What the Tribune called a "bizarre twist" came as the City Council's Finance Committee decided to table for two weeks discussion of the settlement being negotiated between Chicago and three former Death Row inmates exonerated by Governor Ryan on grounds their confessions were false and tortured out of them. The three -- Madison Hobley is one -- then sued the city. The plaintiffs thought they had a $14.8 million deal months ago, but the city never presented it to the City Council for approval. Some furious aldermen intended to speak up Wednesday and demand the city stop paying private attorneys millions of dollars to handle the suits and just pay the money.
But Alderman Ed Smith asked for a postponement. And corporation counsel Mara Georges suggested that one reason the city's been moving slowly is that the feds are taking a second look at the 1987 fire for which Hobley was convicted of murder. Said the Tribune: "Georges released a letter from the No. 2 official in the U.S. attorney's office [saying] that the Justice Department [is] investigating the events surrounding the fire that killed seven people."
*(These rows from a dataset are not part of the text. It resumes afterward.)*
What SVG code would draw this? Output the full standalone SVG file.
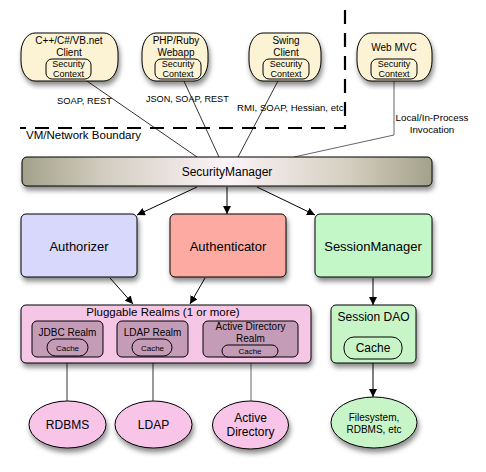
<svg xmlns="http://www.w3.org/2000/svg" width="486" height="472" viewBox="0 0 486 472">
<defs>
<filter id="sh" x="-20%" y="-20%" width="140%" height="160%">
<feDropShadow dx="1.5" dy="4" stdDeviation="2.5" flood-color="#000" flood-opacity="0.45"/>
</filter>
<linearGradient id="smg" x1="0" y1="0" x2="1" y2="0">
<stop offset="0" stop-color="#a3a18a"/>
<stop offset="0.2" stop-color="#d2cdc0"/>
<stop offset="0.5" stop-color="#fcf4f8"/>
<stop offset="0.8" stop-color="#d4cebf"/>
<stop offset="1" stop-color="#a3a18a"/>
</linearGradient>
<marker id="ah" viewBox="0 0 10 10" refX="10" refY="5" markerWidth="8" markerHeight="8" markerUnits="userSpaceOnUse" orient="auto">
<path d="M0,0 L10,5 L0,10 z" fill="#000"/>
</marker>
<style>
text{font-family:"Liberation Sans",Arial,sans-serif;fill:#000}
.cl{fill:#fcf2d4;stroke:#000;stroke-width:1}
.sc{fill:#fcf2d4;stroke:#000;stroke-width:1}
.ln{stroke:#000;stroke-width:0.8;fill:none}
.gl{stroke:#555;stroke-width:0.9;fill:none}
.ar{stroke:#000;stroke-width:1;fill:none;marker-end:url(#ah)}
.bx{stroke:#000;stroke-width:1}
.t10{font-size:10px;text-anchor:middle}
.t9{font-size:9px;text-anchor:middle}
.t8{font-size:8px;text-anchor:middle}
.t12{font-size:12px;text-anchor:middle}
.t13{font-size:13px;text-anchor:middle}
.lb{font-size:9.4px}
</style>
</defs>
<rect width="486" height="472" fill="#fff"/>

<g id="boundary">
<path d="M345,10 V128 H20" fill="none" stroke="#000" stroke-width="2.2" stroke-dasharray="14,9"/>
<text x="26" y="139" style="font-size:11.5px">VM/Network Boundary</text>
</g>

<g id="connectors">
<line class="ln" x1="84" y1="79" x2="197" y2="157"/>
<line class="ln" x1="183" y1="79" x2="219" y2="157"/>
<line class="ln" x1="279" y1="79" x2="238" y2="157"/>
<polyline class="gl" points="394,80 394,135 294,157"/>
<line class="ar" x1="197" y1="187" x2="137" y2="215"/>
<line class="ar" x1="227" y1="187" x2="227" y2="214"/>
<line class="ar" x1="257" y1="187" x2="315" y2="215"/>
<line class="ar" x1="110" y1="278" x2="133" y2="304"/>
<line class="ar" x1="205" y1="278" x2="190" y2="304"/>
<line class="ar" x1="373" y1="278" x2="373" y2="305"/>
<line class="ar" x1="373" y1="363" x2="373" y2="397"/>
<line class="ln" x1="67" y1="357" x2="67" y2="401"/>
<line class="ln" x1="153" y1="357" x2="153" y2="401"/>
<line class="gl" x1="251" y1="357" x2="251" y2="401"/>
<text x="57" y="104" class="lb">SOAP, REST</text>
<text x="146" y="102" class="lb" style="font-size:9.1px">JSON, SOAP, REST</text>
<text x="237" y="111" class="lb" style="font-size:9.6px">RMI, SOAP, Hessian, etc</text>
<text x="432" y="121" class="t10" style="font-size:9.8px">Local/In-Process</text>
<text x="432" y="133" class="t10" style="font-size:9.8px">Invocation</text>
</g>

<g id="client-cpp">
<rect class="cl" x="21" y="33" width="97" height="48" rx="14" ry="20" filter="url(#sh)"/>
<text x="69" y="44" class="t10">C++/C#/VB.net</text>
<text x="69" y="56" class="t10">Client</text>
<rect class="sc" x="46" y="59" width="45" height="20" rx="6"/>
<text x="68.5" y="67" class="t9">Security</text>
<text x="68.5" y="77" class="t9">Context</text>
</g>

<g id="client-php">
<rect class="cl" x="142" y="33" width="66" height="48" rx="14" ry="20" filter="url(#sh)"/>
<text x="176" y="44" class="t10">PHP/Ruby</text>
<text x="176" y="56" class="t10">Webapp</text>
<rect class="sc" x="155" y="59" width="46" height="20" rx="6"/>
<text x="178" y="67" class="t9">Security</text>
<text x="178" y="77" class="t9">Context</text>
</g>

<g id="client-swing">
<rect class="cl" x="249" y="33" width="72" height="48" rx="14" ry="20" filter="url(#sh)"/>
<text x="286" y="44" class="t10">Swing</text>
<text x="286" y="56" class="t10">Client</text>
<rect class="sc" x="263" y="59" width="46" height="20" rx="6"/>
<text x="286" y="67" class="t9">Security</text>
<text x="286" y="77" class="t9">Context</text>
</g>

<g id="client-webmvc">
<rect class="cl" x="357" y="33" width="75" height="48" rx="14" ry="20" filter="url(#sh)"/>
<text x="394" y="51" class="t10">Web MVC</text>
<rect class="sc" x="371" y="59" width="46" height="20" rx="6"/>
<text x="394" y="67" class="t9">Security</text>
<text x="394" y="77" class="t9">Context</text>
</g>

<g id="security-manager">
<rect class="bx" x="22" y="157" width="410" height="29" rx="5" fill="url(#smg)" filter="url(#sh)"/>
<text x="227" y="176" class="t12">SecurityManager</text>
</g>

<g id="authorizer">
<rect class="bx" x="21" y="214" width="116" height="63" rx="5" fill="#d8d7fc" filter="url(#sh)"/>
<text x="79" y="251" class="t13">Authorizer</text>
</g>

<g id="authenticator">
<rect class="bx" x="170" y="214" width="116" height="63" rx="5" fill="#fcaaa2" filter="url(#sh)"/>
<text x="228" y="251" class="t13">Authenticator</text>
</g>

<g id="session-manager">
<rect class="bx" x="315" y="214" width="117" height="63" rx="5" fill="#c4f7c8" filter="url(#sh)"/>
<text x="373" y="251" class="t13">SessionManager</text>
</g>

<g id="realms">
<rect class="bx" x="21" y="305" width="290" height="58" rx="5" fill="#f6c6e6" filter="url(#sh)"/>
<text x="163" y="316" style="font-size:11.5px;text-anchor:middle">Pluggable Realms (1 or more)</text>
</g>

<g id="jdbc-realm">
<rect class="bx" x="32" y="321" width="71" height="36" rx="5" fill="#c59cb8"/>
<text x="67.5" y="336" class="t10">JDBC Realm</text>
<rect class="bx" x="47" y="339" width="41" height="17" rx="8.5" fill="#c59cb8"/>
<text x="67.5" y="350.5" class="t8">Cache</text>
</g>

<g id="ldap-realm">
<rect class="bx" x="117" y="321" width="71" height="36" rx="5" fill="#c59cb8"/>
<text x="152.5" y="336" class="t10">LDAP Realm</text>
<rect class="bx" x="132" y="339" width="40" height="17" rx="8.5" fill="#c59cb8"/>
<text x="152.5" y="350.5" class="t8">Cache</text>
</g>

<g id="ad-realm">
<rect class="bx" x="203" y="321" width="95" height="36" rx="5" fill="#c59cb8"/>
<text x="250.5" y="330" class="t10">Active Directory</text>
<text x="250.5" y="342" class="t10">Realm</text>
<rect class="bx" x="222" y="345" width="56" height="12" rx="6" fill="#c59cb8"/>
<text x="250" y="354" class="t8">Cache</text>
</g>

<g id="session-dao">
<rect class="bx" x="331" y="305" width="85" height="58" rx="5" fill="#c8f5c8" filter="url(#sh)"/>
<text x="373.5" y="321" class="t12">Session DAO</text>
<rect class="bx" x="344" y="337" width="58" height="22" rx="10" fill="#c8f5c8"/>
<text x="373" y="352" class="t12">Cache</text>
</g>

<g id="rdbms">
<ellipse class="bx" cx="67.5" cy="424.5" rx="38.5" ry="23.5" fill="#f8c4e8" filter="url(#sh)"/>
<text x="67.5" y="429" class="t12">RDBMS</text>
</g>

<g id="ldap">
<ellipse class="bx" cx="153.5" cy="424.5" rx="38.5" ry="23.5" fill="#f8c4e8" filter="url(#sh)"/>
<text x="153.5" y="429" class="t12">LDAP</text>
</g>

<g id="active-directory">
<ellipse class="bx" cx="250.5" cy="425" rx="38" ry="24" fill="#f8c4e8" filter="url(#sh)"/>
<text x="250.5" y="422" class="t12">Active</text>
<text x="250.5" y="436" class="t12">Directory</text>
</g>

<g id="filesystem">
<ellipse class="bx" cx="374" cy="422.5" rx="43" ry="25.5" fill="#c8f5c8" filter="url(#sh)"/>
<text x="374" y="421" class="t10">Filesystem,</text>
<text x="374" y="433" class="t10">RDBMS, etc</text>
</g>
</svg>
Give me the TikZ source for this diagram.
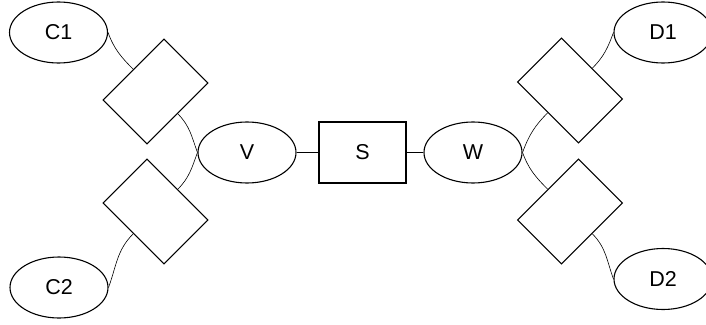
\documentclass[tikz,border=0pt]{standalone}
\usepackage{fontspec}
\setmainfont{Liberation Sans}
\usetikzlibrary{shapes.geometric}
\begin{document}
\begin{tikzpicture}[x=1pt,y=1pt,
  ell/.style={draw,ellipse,line width=1.1pt,minimum width=98pt,minimum height=61pt,inner sep=0pt,font=\fontsize{21.5}{25}\selectfont},
  box/.style={draw,rectangle,line width=1.1pt,minimum width=86pt,minimum height=62pt,inner sep=0pt,font=\fontsize{21.5}{25}\selectfont},
  rbox/.style={draw,rectangle,line width=1.1pt,minimum width=86pt,minimum height=62pt,inner sep=0pt},
  link/.style={line width=0.6pt}]
\clip (0,0) rectangle (706,-324);
\useasboundingbox (0,0) rectangle (706,-324);
\node[ell] (C1) at (58.5,-32.5) {C1};
\node[ell] (C2) at (59,-287.5) {C2};
\node[ell] (V) at (247,-152.5) {V};
\node[box,minimum width=87pt,minimum height=61pt] (S) at (362.5,-152.5) {S};
\node[ell] (W) at (473,-152.5) {W};
\node[ell] (D1) at (663,-32.5) {D1};
\node[ell] (D2) at (663,-279) {D2};
\node[rbox,rotate=45] (R1) at (155.5,-91.5) {};
\node[rbox,rotate=-45] (R2) at (155.5,-211.5) {};
\node[rbox,rotate=-45] (R3) at (570,-90.5) {};
\node[rbox,rotate=45] (R4) at (570,-211.5) {};
\draw[link] (V) -- (S);
\draw[link] (S) -- (W);
\draw[link] (C1.east) to[out=-70,in=135] (R1.north);
\draw[link] (R1.south) to[out=-45,in=110] (V.west);
\draw[link] (R2.north) to[out=45,in=-110] (V.west);
\draw[link] (R2.south) to[out=-135,in=70] (C2.east);
\draw[link] (W.east) to[out=70,in=-135] (R3.south);
\draw[link] (R3.north) to[out=45,in=-110] (D1.west);
\draw[link] (W.east) to[out=-70,in=135] (R4.north);
\draw[link] (R4.south) to[out=-45,in=110] (D2.west);
\end{tikzpicture}
\end{document}
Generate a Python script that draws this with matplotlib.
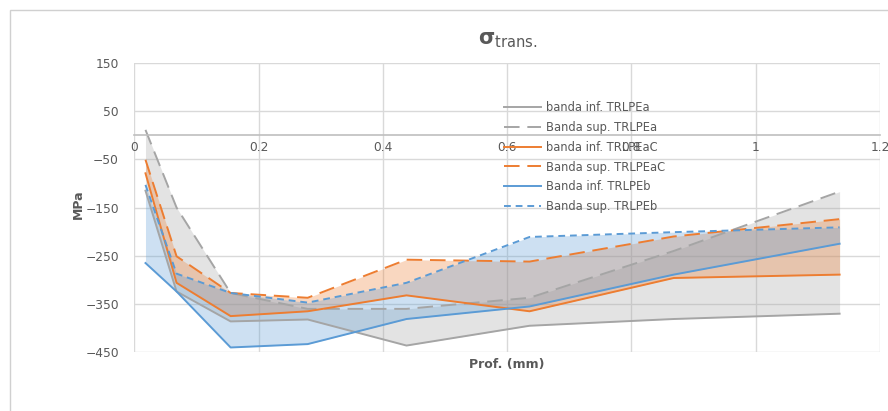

Both papers bit, posting stories that don't make any sense. U.S. attorney Patrick Fitzgerald has been begged by lawyers and other partisans of the former inmates to find a way to get around the statute of limitations and prosecute Jon Burge, the disgraced former police commander who was tossed off the force for misconduct in 1993, and men under him named as abusers in the accounts of dozens of former suspects. Why would Fitzgerald reopen a 21-year-old case against a torture victim in which no apparent federal crime was committed and in which double jeopardy is an obvious barrier?
Sure, Fitzgerald might be looking at that arson fire and the police work surrounding it. But not because his quarry is Hobley. That letter Georges spoke of was written by first assistant U.S. attorney Gary Shapiro, and I understand that Hobley's name doesn't even appear in it. Some angry aldermen have wondered for some time if they were getting a straight story from Georges, and there's obviously more to this one. For background, read John Conroy's latest posting on this page. It's unusual for the press to be so credulous.